The delegation of Pakistani broadcast journalists found commonalities with broadcast journalists in New Orleans as they visited the city as part of diplomatic exchange by the U.S. Department of State’s International Visitor Leadership Program. The State Department’s public diplomacy unit coordinates such visits with international groups, and in this case, the program’s goals were to expose the Pakistani journalists to freedom of expression and ethics within U.S. media, journalism training and education in the U.S., and the impact of technology and social media on civic engagement in the U.S. The New Orleans Citizen Diplomacy Council coordinated the journalists’ visit to New Orleans, allowing them to explore how local media advocates for citizens in the city after Hurricane Katrina.
Tabassum shared how vital the media is in Pakistan to reach the ordinary citizen. “I have one listener in my show, and as a host my name is Radio Jockey Tabassum…in Urdu it means smile,” she said. “So there is this one listener and…he says ‘Tabassum, I have lost my wife and daughter in a car accident. So whenever you do your show, your voice is life…I can say it’s my happiness, it’s my life. So please don’t go anywhere, don’t stop your show and just do all this as much as you can.’ So media—it’s not just about just music, it’s also about counseling and preaching as well.”
FATA province broadcasters like Tabassum and Nadia Khan, an anchor for Equal Access Pakistan Radio program, who has worked as newscaster with the Tribal News Network in Pakistan, both play a role in international diplomacy by allowing public diplomacy efforts to reach remote or marginalized groups through the media. In 2009, then-Secretary of State Hillary Clinton visited the KPK province to support the work being done by the United States Agency for International Development (USAID) as it worked to improve the economic outcomes for tribal people in this province.

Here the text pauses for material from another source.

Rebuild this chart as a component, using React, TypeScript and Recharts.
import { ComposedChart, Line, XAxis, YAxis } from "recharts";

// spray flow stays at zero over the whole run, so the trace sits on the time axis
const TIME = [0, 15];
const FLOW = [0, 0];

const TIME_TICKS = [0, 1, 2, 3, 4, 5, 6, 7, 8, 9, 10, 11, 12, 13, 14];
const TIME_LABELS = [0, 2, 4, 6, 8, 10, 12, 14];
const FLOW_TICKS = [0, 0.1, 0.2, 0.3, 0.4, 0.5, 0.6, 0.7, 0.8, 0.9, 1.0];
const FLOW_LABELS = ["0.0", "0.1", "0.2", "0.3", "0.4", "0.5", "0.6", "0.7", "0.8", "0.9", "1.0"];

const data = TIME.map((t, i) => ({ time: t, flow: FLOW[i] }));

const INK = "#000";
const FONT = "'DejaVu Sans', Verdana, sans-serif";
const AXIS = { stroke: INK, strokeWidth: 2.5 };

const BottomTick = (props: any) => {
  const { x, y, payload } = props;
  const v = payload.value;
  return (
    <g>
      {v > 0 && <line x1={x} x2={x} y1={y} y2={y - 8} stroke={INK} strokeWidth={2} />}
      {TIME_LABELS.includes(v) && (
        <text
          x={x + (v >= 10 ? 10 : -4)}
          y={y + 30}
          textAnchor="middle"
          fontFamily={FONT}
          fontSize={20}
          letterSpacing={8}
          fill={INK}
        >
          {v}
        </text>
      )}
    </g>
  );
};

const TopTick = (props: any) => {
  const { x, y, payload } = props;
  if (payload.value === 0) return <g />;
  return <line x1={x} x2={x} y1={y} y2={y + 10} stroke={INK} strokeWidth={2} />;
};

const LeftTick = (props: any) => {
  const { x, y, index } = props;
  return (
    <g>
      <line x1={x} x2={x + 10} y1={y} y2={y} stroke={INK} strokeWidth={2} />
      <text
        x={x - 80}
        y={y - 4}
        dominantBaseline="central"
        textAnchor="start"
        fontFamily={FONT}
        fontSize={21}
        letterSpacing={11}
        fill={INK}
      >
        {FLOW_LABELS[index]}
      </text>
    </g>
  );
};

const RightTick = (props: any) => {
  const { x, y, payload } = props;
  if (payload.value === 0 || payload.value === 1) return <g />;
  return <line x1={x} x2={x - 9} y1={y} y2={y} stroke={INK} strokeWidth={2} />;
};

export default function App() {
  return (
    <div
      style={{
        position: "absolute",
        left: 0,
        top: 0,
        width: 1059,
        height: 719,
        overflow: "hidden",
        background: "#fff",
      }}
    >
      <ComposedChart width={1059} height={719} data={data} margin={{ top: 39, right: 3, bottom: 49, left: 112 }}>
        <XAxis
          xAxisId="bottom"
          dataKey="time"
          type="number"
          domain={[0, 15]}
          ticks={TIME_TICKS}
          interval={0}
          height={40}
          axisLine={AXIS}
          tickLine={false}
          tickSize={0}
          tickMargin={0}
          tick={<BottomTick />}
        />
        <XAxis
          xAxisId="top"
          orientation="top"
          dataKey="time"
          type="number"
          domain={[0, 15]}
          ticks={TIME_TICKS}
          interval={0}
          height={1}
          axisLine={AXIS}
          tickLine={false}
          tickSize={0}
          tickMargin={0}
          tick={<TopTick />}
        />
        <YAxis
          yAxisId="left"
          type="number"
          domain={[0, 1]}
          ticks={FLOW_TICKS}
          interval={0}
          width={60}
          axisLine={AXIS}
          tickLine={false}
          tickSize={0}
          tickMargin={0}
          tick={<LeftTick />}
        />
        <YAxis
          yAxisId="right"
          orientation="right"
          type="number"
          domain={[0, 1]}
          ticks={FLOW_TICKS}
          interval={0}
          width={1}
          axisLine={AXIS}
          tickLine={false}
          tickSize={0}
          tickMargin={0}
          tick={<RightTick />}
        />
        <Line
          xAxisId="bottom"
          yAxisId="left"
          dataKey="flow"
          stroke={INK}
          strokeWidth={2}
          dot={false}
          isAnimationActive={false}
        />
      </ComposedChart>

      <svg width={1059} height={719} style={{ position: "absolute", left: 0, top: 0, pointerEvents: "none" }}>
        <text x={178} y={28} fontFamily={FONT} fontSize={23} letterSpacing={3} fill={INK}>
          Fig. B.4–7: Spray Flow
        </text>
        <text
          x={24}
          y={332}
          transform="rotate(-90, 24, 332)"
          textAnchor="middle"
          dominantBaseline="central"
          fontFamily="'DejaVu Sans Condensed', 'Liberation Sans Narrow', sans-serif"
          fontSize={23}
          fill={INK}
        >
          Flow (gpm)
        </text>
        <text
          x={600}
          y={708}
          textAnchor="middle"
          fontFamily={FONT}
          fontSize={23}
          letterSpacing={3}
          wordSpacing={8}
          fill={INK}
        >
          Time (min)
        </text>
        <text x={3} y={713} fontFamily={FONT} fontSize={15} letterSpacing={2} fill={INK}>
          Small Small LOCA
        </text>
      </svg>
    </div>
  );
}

“This area, KPK, the province, it’s right across; it’s in the border with Afghanistan, this is the hard-hit area in the war against terror, and there have been a lot of drone attacks within the tribal area…there have been a lot of bombings here,” said Muhammad Muaz Bin Shahbaz, a senior host and broadcaster for Mast FM 103, in Lahore, Pakistan. “So now the U.S. government and USAID have their own support and entrust in this area. There have been a lot of social projects that have been conducted to improve the living standards of these people.”
These economic zones for international support, alongside the government of Pakistan, have allowed these tribal communities to recover or find relief from the ongoing campaigns in the war on terror along the Pakistani-Afghan border, Shahbaz explained. “If these people are enlightened…if these people are shown where the rest of the world is, that they need to come and impart to them, they will also prosper.”

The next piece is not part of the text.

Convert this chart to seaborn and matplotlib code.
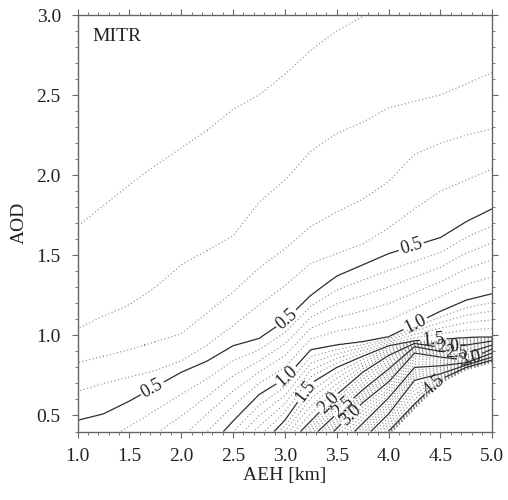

The needs of Pakistanis caught in post-conflict disaster are similar to the economic, social, and even psychological needs of African-Americans in New Orleans after Katrina, the Pakistani journalists said.
“After Hurricane Katrina, a lot of black Americans, they were living perhaps under the—they were middle class, or lower-middle class black Americans that were finding it very hard, the means to survive, because of the fact that they had lost their homes, these homes which they had been associated with for the past four generations,” Shahbaz said.

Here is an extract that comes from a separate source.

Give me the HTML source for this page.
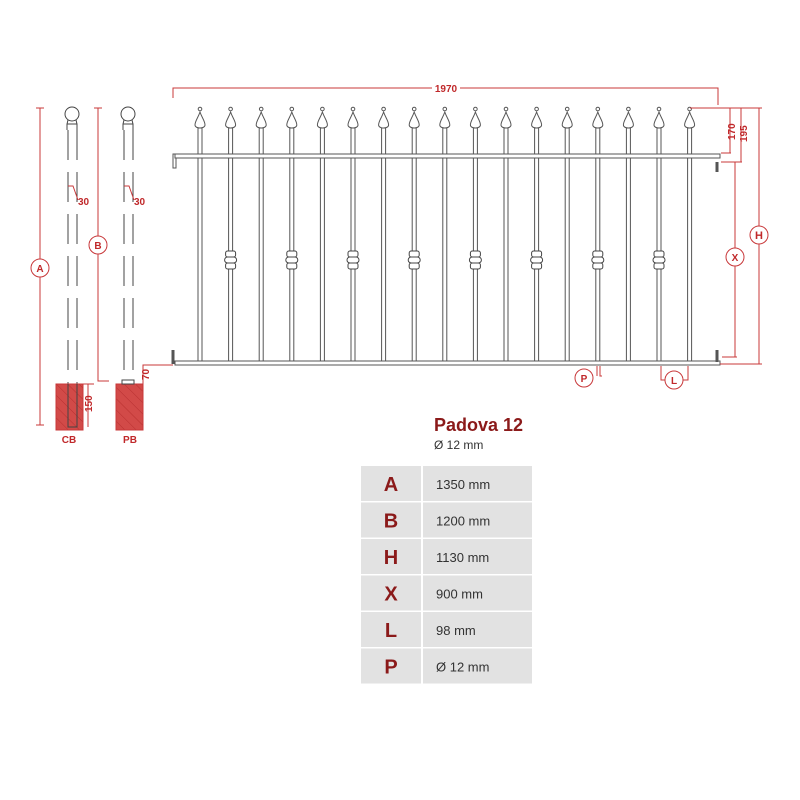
<!DOCTYPE html>
<html><head><meta charset="utf-8"><style>
body{margin:0;background:#fff;width:800px;height:800px;overflow:hidden}
svg{position:absolute;left:0;top:0}
.r{stroke:#c8383a;fill:none;stroke-width:1}
.t{font-family:"Liberation Sans",sans-serif;font-weight:bold;fill:#c0282a}
</style></head><body>
<svg id="s" width="800" height="800" viewBox="0 0 800 800">
<defs>
<pattern id="h" width="8" height="8" patternUnits="userSpaceOnUse" patternTransform="rotate(-45)">
<rect width="8" height="8" fill="#d24a48"/><line x1="0" y1="0" x2="0" y2="8" stroke="#b83030" stroke-width="1"/>
</pattern>
</defs>
<g id="fence"></g>
<!-- top & bottom rails -->
<rect x="175" y="154" width="545" height="4" fill="#fff" stroke="#555" stroke-width="1"/>
<rect x="175" y="361" width="545" height="4" fill="#fff" stroke="#555" stroke-width="1"/>
<path d="M175 154 h-2 v14 h3 v-10" fill="none" stroke="#555"/>
<path d="M173 350 v14" stroke="#555" stroke-width="3" fill="none"/>
<path d="M717 162 v10" stroke="#555" stroke-width="3"/>
<path d="M717 350 v12" stroke="#555" stroke-width="3"/>
<!-- dimension 1970 -->
<path class="r" d="M173 98 V88 H718 V105"/>
<rect x="432" y="82" width="28" height="11" fill="#fff"/>
<text class="t" x="446" y="92" font-size="10" text-anchor="middle">1970</text>
<!-- right dims -->
<path class="r" d="M690 108 H762"/>
<path class="r" d="M721 153 H731 M730 108 V153"/>
<path class="r" d="M721 162 H742 M741 108 V162"/>
<path class="r" d="M722 162 H737 M735 162 V357 M722 357 H737"/>
<path class="r" d="M720 364 H762 M759 108 V364"/>
<text class="t" font-size="10" transform="translate(735,140) rotate(-90)">170</text>
<text class="t" font-size="10" transform="translate(747,142) rotate(-90)">195</text>
<circle cx="759" cy="235" r="9" fill="#fff" stroke="#c8383a"/>
<text class="t" x="759" y="239" font-size="11" text-anchor="middle">H</text>
<circle cx="735" cy="257" r="9" fill="#fff" stroke="#c8383a"/>
<text class="t" x="735" y="261" font-size="10" text-anchor="middle">X</text>
<path class="r" d="M597 366 V376 M600 366 V376 H602"/>
<circle cx="584" cy="378" r="9" fill="#fff" stroke="#c8383a"/>
<text class="t" x="584" y="382" font-size="10" text-anchor="middle">P</text>
<path class="r" d="M661 366 V380 H665 M688 366 V380 H683"/>
<circle cx="674" cy="380" r="9" fill="#fff" stroke="#c8383a"/>
<text class="t" x="674" y="384" font-size="10" text-anchor="middle">L</text>
<!-- posts -->
<g stroke="#444" fill="none" stroke-width="1">
<circle cx="72" cy="114" r="7" fill="#fff"/>
<path d="M68 120 l-1 4 v6 M76 120 l1 4 v6 M67 124 h10"/>
<path d="M68 130 V430 M77 130 V430" stroke-dasharray="30,12"/>
<circle cx="128" cy="114" r="7" fill="#fff"/>
<path d="M124 120 l-1 4 v6 M132 120 l1 4 v6 M123 124 h10"/>
<path d="M124 130 V380 M133 130 V380" stroke-dasharray="30,12"/>
</g>
<path class="r" d="M68 186 H73 L78 200"/>
<path class="r" d="M124 186 H129 L134 200"/>
<text class="t" x="78" y="205" font-size="10">30</text>
<text class="t" x="134" y="205" font-size="10">30</text>
<!-- A, B -->
<path class="r" d="M36 108 H44 M40 108 V425 M36 425 H44"/>
<circle cx="40" cy="268" r="9" fill="#fff" stroke="#c8383a"/>
<text class="t" x="40" y="272" font-size="10" text-anchor="middle">A</text>
<path class="r" d="M94 108 H102 M98 108 V381 H109"/>
<circle cx="98" cy="245" r="9" fill="#fff" stroke="#c8383a"/>
<text class="t" x="98" y="249" font-size="10" text-anchor="middle">B</text>
<!-- blocks -->
<rect x="56" y="384" width="27" height="46" fill="url(#h)" stroke="#c8383a"/>
<path d="M68 384 V427 H77 V384" stroke="#444" fill="none"/>
<path class="r" d="M83 384 H94 M88 384 V427"/>
<text class="t" font-size="10" transform="translate(92,412) rotate(-90)">150</text>
<rect x="116" y="384" width="27" height="46" fill="url(#h)" stroke="#c8383a"/>
<rect x="122" y="380" width="12" height="4" fill="#fff" stroke="#444"/>
<path class="r" d="M143 384 V365 H173"/>
<text class="t" font-size="10" transform="translate(149,380) rotate(-90)">70</text>
<text class="t" x="69" y="443" font-size="10" text-anchor="middle" fill="#8b1a1a">CB</text>
<text class="t" x="130" y="443" font-size="10" text-anchor="middle">PB</text>
<!-- title -->
<text x="434" y="431" font-family="Liberation Sans,sans-serif" font-weight="bold" font-size="18" fill="#8b1a1a">Padova 12</text>
<text x="434" y="449" font-family="Liberation Sans,sans-serif" font-size="12" fill="#333">Ø 12 mm</text>
<g id="tbl" font-family="Liberation Sans,sans-serif"></g>
</svg>
<script>
var ns="http://www.w3.org/2000/svg",f=document.getElementById('fence');
function el(n,a,p){var e=document.createElementNS(ns,n);for(var k in a)e.setAttribute(k,a[k]);(p||f).appendChild(e);return e}
for(var i=0;i<17;i++){var x=200+i*30.6;
el('rect',{x:x-2,y:128,width:4,height:235,fill:'#fff',stroke:'#555','stroke-width':1});
el('path',{d:'M'+x+' 112 C'+(x-2)+' 118 '+(x-5)+' 121 '+(x-5)+' 125 C'+(x-5)+' 129 '+(x+5)+' 129 '+(x+5)+' 125 C'+(x+5)+' 121 '+(x+2)+' 118 '+x+' 112Z',fill:'#fff',stroke:'#555'});
el('circle',{cx:x,cy:109,r:1.8,fill:'#fff',stroke:'#555'});
if(i%2==1){el('rect',{x:x-5,y:251,width:10,height:6,rx:2,fill:'#fff',stroke:'#444'});
el('rect',{x:x-6,y:257,width:12,height:6,rx:3,fill:'#fff',stroke:'#444'});
el('rect',{x:x-5,y:263,width:10,height:6,rx:2,fill:'#fff',stroke:'#444'});}
}
var t=document.getElementById('tbl'),rows=[['A','1350 mm'],['B','1200 mm'],['H','1130 mm'],['X','900 mm'],['L','98 mm'],['P','Ø 12 mm']];
rows.forEach(function(r,j){var y=466+j*36.5;
el('rect',{x:361,y:y,width:60,height:35,fill:'#e2e2e2'},t);
el('rect',{x:423,y:y,width:109,height:35,fill:'#e2e2e2'},t);
var a=el('text',{x:391,y:y+25,'font-size':20,'font-weight':'bold',fill:'#8b1a1a','text-anchor':'middle'},t);a.textContent=r[0];
var b=el('text',{x:436,y:y+23,'font-size':13,fill:'#333'},t);b.textContent=r[1];});
</script>
</body></html>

“So similar is the case there [in KPK], due to the war on terror—these people are displaced from their homes, they don’t have their homes because of the insurgency and all the war that was going on with the Taliban, it was a lot of bombing, these people have lost their homes that were passed on to them for generations. So these people are perhaps on the very same lines as to what the people of New Orleans were. They are now finding it hard to actually find a way or a medium to raise their voices, and that’s where radio and certain other things are playing their part.”
The work of broadcasters in Pakistan provides a two-way communication for tribal areas in Pakistan and across the country. Through a multi-platform use of radio, television, traditional newspapers, and now digital media, Pakistani broadcasters indirectly support the work of public diplomacy efforts by building bridges between communities and foreign entities. But they also empower their communities by reporting on issues that impact those communities. They allow those remote voices to reach government halls in Islamabad, and even impact global policy on the negotiating table for the war on terror.
“So people like [Tabassum] are raising their voices. So she herself has been associated with working with people in these tribal areas, in talking about the various legislations that need to be made to ensure that their rights are taken into account and that they’re supported,” Shahbaz said.
Pakistani broadcasters also play a role in setting the national tone psychologically post-9/11 for one of the key U.S. allies in the war on terror. The media in Pakistan not only provides news and information important to citizens, but it allows for cultural expression that relieves societal shock from a wave of attacks in Pakistan from either the Taliban or other insurgents over the last 15 years. The media sets an important role in helping Pakistanis to move past the sense that they live in a constant state of violence—which, veteran national reporter Kashan Akmal Imtiaz stressed, is not the daily, lived reality, despite the international headlines. Imtiaz, a senior reporter for parliamentary affairs for Radio Pakistan in Islamabad, likewise claimed that the national situation was improving.
“It’s past now—it’s gone, the atmosphere we are talking about, it’s gone now, things are changing."